We have received a faculty proposal for a College of Social Sciences and Humanities and understand that a proposal for a College of Communication, Design and the Arts is forthcoming. I appreciate the efforts of the faculty to develop and submit these proposals. The provost’s office will continue to be on point for managing the process to vet proposals and communication with faculty on their status.
The votes and the new proposals are all part of the feedback and give-and-take processes that continue to shape our reorganization.
We remain attuned to the ongoing feedback on the use of the term “departments.” Some faculty feel strongly that the term, especially in some fields, is important to disciplinary identity. I understand this view. However, as I have said earlier, the term “department” has a very specific meaning in university policy and in our collective bargaining agreement.
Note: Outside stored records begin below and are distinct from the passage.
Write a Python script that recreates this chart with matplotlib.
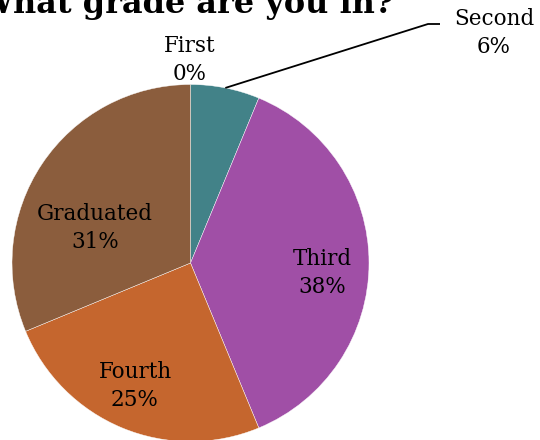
import matplotlib.pyplot as plt
import numpy as np

# survey answers (count of responses per grade)
grades = ["First", "Second", "Third", "Fourth", "Graduated"]
counts = [0, 1, 6, 4, 5]
colors = ["#4a7fb5", "#428288", "#a04fa6", "#c5662e", "#8b5d3d"]

# label centres in pixel space (x, y from top)
label_xy = [(190, 60), (494, 33), (322, 273), (135, 386), (95, 228)]

W, H = 540, 440
fig = plt.figure(figsize=(W / 100, H / 100), dpi=100)
ax = fig.add_axes([0, 0, 1, 1])

cx, cy, R = 190.5, H - 263, 178.5
wedges, _ = ax.pie(counts, colors=colors, startangle=90, counterclock=False,
                   center=(cx, cy), radius=R, frame=True,
                   wedgeprops=dict(edgecolor="white", linewidth=0.3))
ax.set_xlim(0, W)
ax.set_ylim(0, H)
ax.set_aspect("equal")
ax.axis("off")

total = sum(counts)
font = dict(family="DejaVu Serif", fontsize=15.5, color="black")
for name, c, (lx, ly) in zip(grades, counts, label_xy):
    pct = round(100 * c / total)
    ax.text(lx, H - ly, f"{name}\n{pct}%", ha="center", va="center",
            linespacing=1.4, **font)

# leader line for the thin "Second" slice
w = wedges[1]
mid = np.deg2rad((w.theta1 + w.theta2) / 2)
x0, y0 = cx + R * np.cos(mid), cy + R * np.sin(mid)
ax.plot([x0, 428, 440], [y0, H - 24, H - 24], color="black", lw=1.3,
        solid_capstyle="butt")

fig.text(186 / W, 1 - 13 / H, "What grade are you in?", ha="center",
         va="baseline", family="DejaVu Serif", fontweight="bold", fontsize=23)

fig.savefig("out.png", dpi=100)
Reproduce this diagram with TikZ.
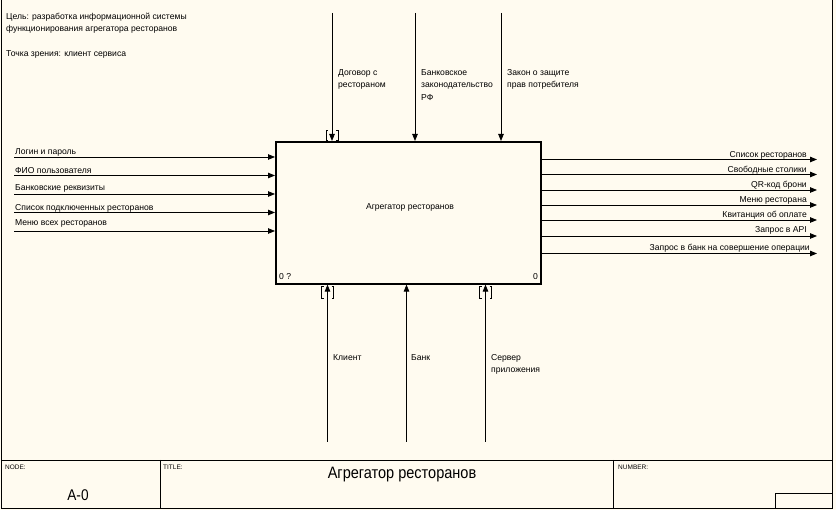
\documentclass[tikz,border=0pt]{standalone}
\usepackage{fontspec}
\setmainfont{Liberation Sans}
\newfontfamily\narrowfont[FakeStretch=0.88]{Liberation Sans}
\usetikzlibrary{arrows.meta}
\definecolor{paper}{RGB}{255,251,240}
\tikzset{
  arr/.style={-{Triangle[length=7pt,width=5.5pt]}, line width=0.8pt},
  lbl/.style={inner sep=0pt, font=\fontsize{8.6}{12.5}\selectfont},
  small/.style={inner sep=0pt, font=\fontsize{6.5}{7}\selectfont},
  frame/.style={line width=0.9pt},
  brk/.style={line width=0.7pt}
}
\begin{document}
\begin{tikzpicture}[x=1pt,y=-1pt]
\useasboundingbox (0,0) rectangle (836,510);
\fill[paper] (0,0) rectangle (836,510);
% frame
\draw[frame] (1,0) -- (1,508) -- (832.5,508) -- (832.5,0);
\draw[frame] (1,460) -- (832.5,460);
\draw[frame] (160,460) -- (160,508);
\draw[frame] (613,460) -- (613,508);
\draw[frame] (775,508) -- (775,493) -- (832.5,493);
% title block texts
\node[small, anchor=base west] (tnode) at (5,470) {NODE:};
\node[small, anchor=base west] (ttitle) at (163,470) {TITLE:};
\node[small, anchor=base west] (tnum) at (618,470) {NUMBER:};
\node[inner sep=0pt, font=\narrowfont\fontsize{15.5}{17}\selectfont, anchor=base] (tA0) at (78,501) {A-0};
\node[inner sep=0pt, font=\narrowfont\fontsize{16.5}{18}\selectfont, anchor=base] (tname) at (402,479) {Агрегатор ресторанов};
% purpose
\node[lbl, anchor=base west, align=left] (goal) at (6,32) {Цель: разработка информационной системы\\функционирования агрегатора ресторанов};
\node[lbl, anchor=base west] (view) at (6,57) {Точка зрения: клиент сервиса};
% main box
\node[draw, line width=1.6pt, minimum width=265pt, minimum height=142pt, anchor=north west, inner sep=0pt] (A0) at (275,141) {};
\node[lbl] (A0name) at (410,207) {Агрегатор ресторанов};
\node[lbl, anchor=base west] (A0l) at (279,280) {0 ?};
\node[lbl, anchor=base east] (A0r) at (538,280) {0};
% controls
\coordinate (c1) at (332,13);
\coordinate (c2) at (415,13);
\coordinate (c3) at (501,13);
\draw[arr] (c1) -- (c1 |- A0.north);
\draw[arr] (c2) -- (c2 |- A0.north);
\draw[arr] (c3) -- (c3 |- A0.north);
\node[lbl, anchor=base west, align=left] (lc1) at (338,88) {Договор с\\рестораном};
\node[lbl, anchor=base west, align=left] (lc2) at (421,100.5) {Банковское\\законодательство\\РФ};
\node[lbl, anchor=base west, align=left] (lc3) at (507,88) {Закон о защите\\прав потребителя};
\draw[brk] (328,130) -- (326,130) -- (326,140) -- (328,140);
\draw[brk] (336,130) -- (338,130) -- (338,140) -- (336,140);
% inputs
\coordinate (i1) at (14,157);
\coordinate (i2) at (14,175.5);
\coordinate (i3) at (14,194);
\coordinate (i4) at (14,212.5);
\coordinate (i5) at (14,231);
\foreach \i in {1,...,5} {\draw[arr] (i\i) -- (i\i -| A0.west);}
\node[lbl, anchor=base west] (li1) at (15,155) {Логин и пароль};
\node[lbl, anchor=base west] (li2) at (15,174) {ФИО пользователя};
\node[lbl, anchor=base west] (li3) at (15,190.5) {Банковские реквизиты};
\node[lbl, anchor=base west] (li4) at (15,211) {Список подключенных ресторанов};
\node[lbl, anchor=base west] (li5) at (15,226) {Меню всех ресторанов};
% outputs
\coordinate (o1) at (817,159.5);
\coordinate (o2) at (817,174.5);
\coordinate (o3) at (817,190);
\coordinate (o4) at (817,205);
\coordinate (o5) at (817,220);
\coordinate (o6) at (817,236);
\coordinate (o7) at (817,253.5);
\foreach \i in {1,...,7} {\draw[arr] (o\i -| A0.east) -- (o\i);}
\node[lbl, anchor=base east] (lo1) at (807,158) {Список ресторанов};
\node[lbl, anchor=base east] (lo2) at (807,173) {Свободные столики};
\node[lbl, anchor=base east] (lo3) at (807,187.5) {QR-код брони};
\node[lbl, anchor=base east] (lo4) at (807,203) {Меню ресторана};
\node[lbl, anchor=base east] (lo5) at (807,218) {Квитанция об оплате};
\node[lbl, anchor=base east] (lo6) at (807,233) {Запрос в API};
\node[lbl, anchor=base east] (lo7) at (810,251) {Запрос в банк на совершение операции};
% mechanisms
\coordinate (m1) at (327.5,442);
\coordinate (m2) at (406.5,442);
\coordinate (m3) at (485.5,442);
\draw[arr] (m1) -- (m1 |- A0.south);
\draw[arr] (m2) -- (m2 |- A0.south);
\draw[arr] (m3) -- (m3 |- A0.south);
\node[lbl, anchor=base west] (lm1) at (333,360.5) {Клиент};
\node[lbl, anchor=base west] (lm2) at (411,360.5) {Банк};
\node[lbl, anchor=base west, align=left] (lm3) at (491,373) {Сервер\\приложения};
\draw[brk] (323.5,286) -- (321.5,286) -- (321.5,298) -- (323.5,298);
\draw[brk] (331.5,286) -- (333.5,286) -- (333.5,298) -- (331.5,298);
\draw[brk] (481.5,286) -- (479.5,286) -- (479.5,298) -- (481.5,298);
\draw[brk] (489.5,286) -- (491.5,286) -- (491.5,298) -- (489.5,298);
\end{tikzpicture}
\end{document}
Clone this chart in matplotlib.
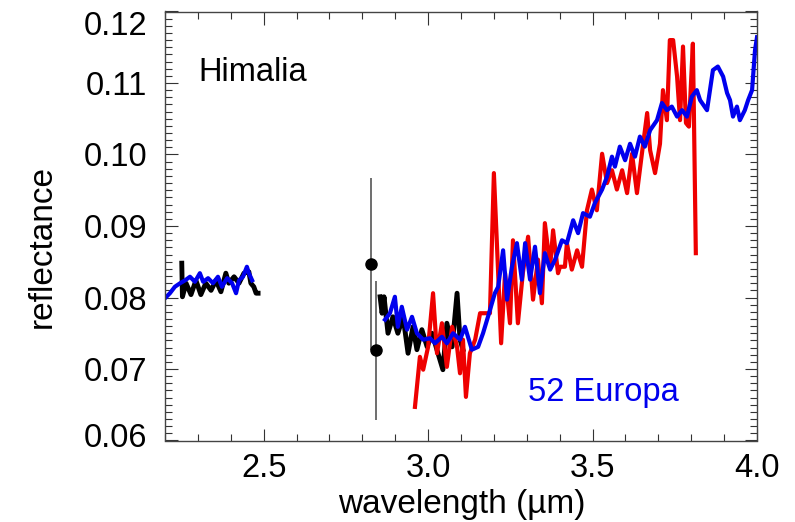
import numpy as np
import matplotlib
matplotlib.use('Agg')
import matplotlib.pyplot as plt
import matplotlib.transforms as mtransforms
from matplotlib.ticker import MultipleLocator

plt.rcParams['font.family'] = ['Liberation Sans', 'DejaVu Sans']

# Himalia, short-wavelength part
him1_x = [2.251, 2.253, 2.264, 2.279, 2.294, 2.309, 2.324, 2.340, 2.355, 2.370, 2.385,
          2.394, 2.410, 2.425, 2.440, 2.455, 2.461, 2.470, 2.477, 2.483]
him1_y = [0.0848, 0.0801, 0.0820, 0.0804, 0.0824, 0.0804, 0.0820, 0.0810, 0.0824, 0.0808,
          0.0834, 0.0820, 0.0829, 0.0820, 0.0834, 0.0836, 0.0820, 0.0815, 0.0806, 0.0806]

# Himalia, 3 um region
him2_x = [2.854, 2.860, 2.866, 2.878, 2.893, 2.908, 2.924, 2.939, 2.954, 2.966, 2.981,
          2.997, 3.012, 3.030, 3.045, 3.057, 3.073, 3.088, 3.097, 3.106]
him2_y = [0.0801, 0.0778, 0.0801, 0.0750, 0.0773, 0.0750, 0.0773, 0.0722, 0.0759, 0.0727,
          0.0755, 0.0731, 0.0750, 0.0722, 0.0699, 0.0764, 0.0731, 0.0806, 0.0741, 0.0727]

# Himalia points with error bars
pts_x = [2.826, 2.842]
pts_y = [0.0847, 0.0726]
pts_err = [0.0120, 0.0097]

# Himalia, long-wavelength part (red)
red_x = [2.960, 2.975, 2.985, 3.000, 3.015, 3.027, 3.042, 3.057, 3.073, 3.088, 3.097,
         3.106, 3.115, 3.127, 3.143, 3.158, 3.173, 3.188, 3.200, 3.213, 3.222, 3.234,
         3.249, 3.258, 3.273, 3.288, 3.304, 3.319, 3.334, 3.346, 3.355, 3.371, 3.380,
         3.395, 3.401, 3.416, 3.422, 3.437, 3.453, 3.468, 3.483, 3.498, 3.513, 3.529,
         3.544, 3.559, 3.574, 3.590, 3.605, 3.620, 3.635, 3.650, 3.666, 3.675, 3.690,
         3.705, 3.714, 3.726, 3.735, 3.745, 3.757, 3.766, 3.775, 3.784, 3.793, 3.805,
         3.808, 3.814]
red_y = [0.0647, 0.0717, 0.0699, 0.0731, 0.0806, 0.0722, 0.0764, 0.0703, 0.0759, 0.0731,
         0.0694, 0.0741, 0.0661, 0.0722, 0.0741, 0.0778, 0.0778, 0.0778, 0.0974, 0.0834,
         0.0736, 0.0834, 0.0764, 0.0880, 0.0764, 0.0834, 0.0885, 0.0797, 0.0853, 0.0792,
         0.0904, 0.0843, 0.0894, 0.0834, 0.0843, 0.0843, 0.0876, 0.0839, 0.0866, 0.0843,
         0.0922, 0.0951, 0.0922, 0.1001, 0.0960, 0.0978, 0.0951, 0.0978, 0.0946, 0.1001,
         0.0946, 0.1001, 0.1058, 0.1006, 0.0974, 0.1015, 0.1090, 0.1048, 0.1160, 0.1160,
         0.1109, 0.1048, 0.1151, 0.1044, 0.1039, 0.1155, 0.1062, 0.0862]

# 52 Europa
eur1_x = [2.200, 2.215, 2.230, 2.246, 2.261, 2.276, 2.291, 2.306, 2.316, 2.331, 2.346,
          2.361, 2.373, 2.389, 2.404, 2.416, 2.425, 2.437, 2.449, 2.455, 2.465]
eur1_y = [0.0799, 0.0806, 0.0815, 0.0820, 0.0824, 0.0829, 0.0822, 0.0834, 0.0822, 0.0827,
          0.0820, 0.0829, 0.0815, 0.0827, 0.0820, 0.0806, 0.0824, 0.0829, 0.0843, 0.0834,
          0.0824]

eur2_x = [2.869, 2.884, 2.899, 2.908, 2.920, 2.936, 2.951, 2.966, 2.985, 3.006, 3.021,
          3.042, 3.057, 3.076, 3.097, 3.112, 3.133, 3.152, 3.167, 3.182, 3.203, 3.213,
          3.228, 3.240, 3.255, 3.270, 3.285, 3.295, 3.310, 3.325, 3.340, 3.355, 3.371,
          3.386, 3.407, 3.422, 3.441, 3.456, 3.471, 3.492, 3.507, 3.529, 3.544, 3.559,
          3.568, 3.583, 3.599, 3.614, 3.629, 3.644, 3.659, 3.675, 3.696, 3.711, 3.726,
          3.741, 3.757, 3.772, 3.787, 3.802, 3.817, 3.827, 3.848, 3.866, 3.881, 3.897,
          3.909, 3.918, 3.927, 3.939, 3.948, 3.963, 3.973, 3.985, 3.994, 4.000]
eur2_y = [0.0769, 0.0778, 0.0801, 0.0759, 0.0787, 0.0755, 0.0773, 0.0750, 0.0741, 0.0743,
          0.0736, 0.0745, 0.0736, 0.0750, 0.0741, 0.0759, 0.0727, 0.0731, 0.0750, 0.0773,
          0.0806, 0.0815, 0.0866, 0.0797, 0.0843, 0.0876, 0.0825, 0.0876, 0.0825, 0.0871,
          0.0806, 0.0862, 0.0839, 0.0853, 0.0880, 0.0876, 0.0908, 0.0890, 0.0918, 0.0913,
          0.0932, 0.0951, 0.0969, 0.0997, 0.0983, 0.1011, 0.0992, 0.1015, 0.0997, 0.1025,
          0.1011, 0.1034, 0.1048, 0.1072, 0.1062, 0.1067, 0.1053, 0.1062, 0.1053, 0.1081,
          0.1090, 0.1076, 0.1062, 0.1118, 0.1123, 0.1109, 0.1086, 0.1076, 0.1053, 0.1067,
          0.1048, 0.1062, 0.1076, 0.1090, 0.1146, 0.1164]

fig = plt.figure(figsize=(7.95, 5.22), dpi=100)
ax = fig.add_axes([165/795, 1 - 440.5/522, 592/795, 429/522])

ax.plot(him1_x, him1_y, color='black', lw=3.5)
ax.plot(him2_x, him2_y, color='black', lw=3.5)
ax.plot(red_x, red_y, color='#ee0000', lw=3.0)
ax.plot(eur1_x, eur1_y, color='#0000ee', lw=3.0)
ax.plot(eur2_x, eur2_y, color='#0000ee', lw=3.0)
ax.errorbar(pts_x, pts_y, yerr=pts_err, fmt='o', color='black', ms=8,
            ecolor='#555555', elinewidth=1.2, capsize=0)

ax.set_xlim(2.2, 4.0)
ax.set_ylim(0.06, 0.12)
ax.xaxis.set_major_locator(MultipleLocator(0.5))
ax.xaxis.set_minor_locator(MultipleLocator(0.1))
ax.yaxis.set_major_locator(MultipleLocator(0.01))
ax.yaxis.set_minor_locator(MultipleLocator(0.001))
ax.xaxis.set_major_formatter(plt.FormatStrFormatter('%.1f'))
ax.yaxis.set_major_formatter(plt.FormatStrFormatter('%.2f'))
ax.tick_params(which='both', direction='in', top=True, right=True,
               labelsize=23.5, color='#333333', width=0.8)
ax.tick_params(which='major', length=9)
ax.tick_params(which='minor', length=5)
ax.tick_params(axis='y', pad=13)
ax.tick_params(axis='x', pad=9)
for s in ax.spines.values():
    s.set_color('#444444')
    s.set_linewidth(1.0)

ax.text(0.056, 0.857, 'Himalia', transform=ax.transAxes, fontsize=23.5,
        ha='left', va='center', color='black')
ax.text(0.613, 0.111, '52 Europa', transform=ax.transAxes, fontsize=23.5,
        ha='left', va='center', color='#0000ee')

fig.text(42/795, 1 - 246/522, 'reflectance', rotation=90, fontsize=24,
         ha='center', va='center')
fig.text(462/795, 1 - 505/522, 'wavelength (µm)', fontsize=24,
         ha='center', va='center')

# end labels of the y axis sit inside the frame, as in the original
fig.canvas.draw()
locs = list(ax.get_yticks())
for loc, t in zip(locs, ax.yaxis.get_major_ticks()):
    if abs(loc - 0.12) < 1e-6:
        d = -12
    elif abs(loc - 0.06) < 1e-6:
        d = 5
    else:
        continue
    off = mtransforms.ScaledTranslation(0, d/100, fig.dpi_scale_trans)
    t.label1.set_transform(t.label1.get_transform() + off)

fig.savefig('out.png', dpi=100)
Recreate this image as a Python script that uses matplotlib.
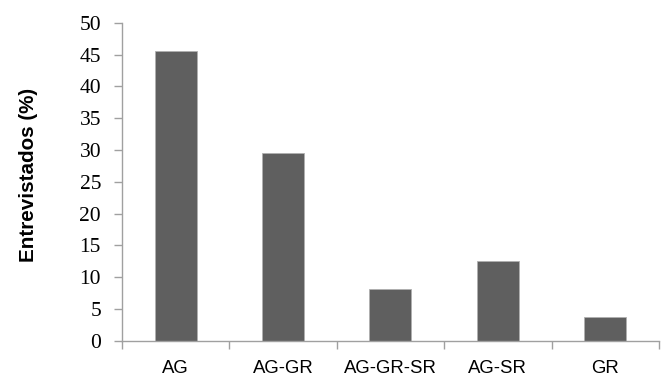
import matplotlib
matplotlib.use("Agg")
import matplotlib.pyplot as plt
import numpy as np

categories = ["AG", "AG-GR", "AG-GR-SR", "AG-SR", "GR"]
values = [45.6, 29.5, 8.1, 12.5, 3.8]
y_ticks = [0, 5, 10, 15, 20, 25, 30, 35, 40, 45, 50]

fig = plt.figure(figsize=(6.66, 3.82), dpi=100, facecolor="white")
ax = fig.add_axes([0.183, 0.108, 0.8065, 0.832])

x = np.arange(len(categories))
ax.bar(x, values, width=0.39, color="#5f5f5f", edgecolor="#b0b0b0", linewidth=0.6)

ax.set_xlim(-0.5, len(categories) - 0.5)
ax.set_ylim(0, 50)
ax.set_yticks(y_ticks)
ax.set_yticklabels([str(t) for t in y_ticks], family="Liberation Serif", fontsize=15.5)

# category labels centred, tick marks on boundaries
ax.set_xticks(x)
ax.set_xticklabels(categories, family="Liberation Sans", fontsize=13.4)
ax.tick_params(axis="x", length=0, pad=14)
ax.set_xticks(np.arange(-0.5, len(categories)), minor=True)
ax.tick_params(axis="x", which="minor", length=6, color="#a0a0a0", width=1)
ax.tick_params(axis="y", length=6, color="#a0a0a0", width=1, pad=9)

for side in ["top", "right"]:
    ax.spines[side].set_visible(False)
for side in ["left", "bottom"]:
    ax.spines[side].set_color("#a0a0a0")
    ax.spines[side].set_linewidth(1)

ax.set_ylabel("Entrevistados (%)", family="Liberation Sans", fontsize=14.9,
              fontweight="bold")
ax.yaxis.set_label_coords(-0.157, 0.522)

fig.savefig("out.png", dpi=100, facecolor="white")
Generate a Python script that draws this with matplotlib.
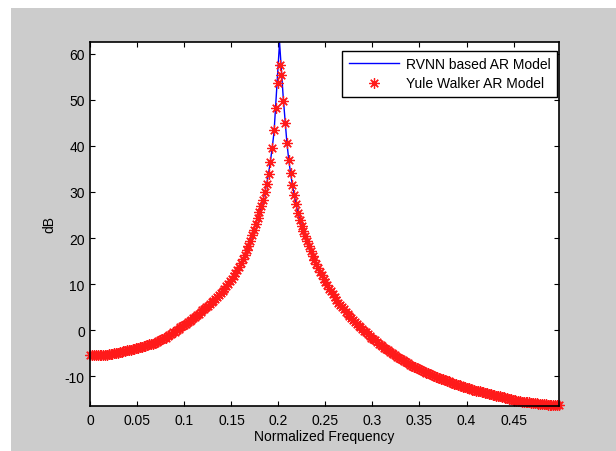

I have also indicated that we are happy to work to address this terminology issue in compliance with existing bargaining and policy procedures.
To start this conversation, we reached out the Faculty Association with a proposal to collaborate on a Memorandum of Understanding that would allow us to use the term “department” instead of “division” within the context of the new school structures. The school structure would not change: departments would be nested within schools headed by a director who has fiduciary and administrative responsibility for the school.
The association has indicated that it would prefer to take this issue up during full collective bargaining, which begins later in the spring. While we were disappointed, we look forward to the opportunity to work on this issue in the future.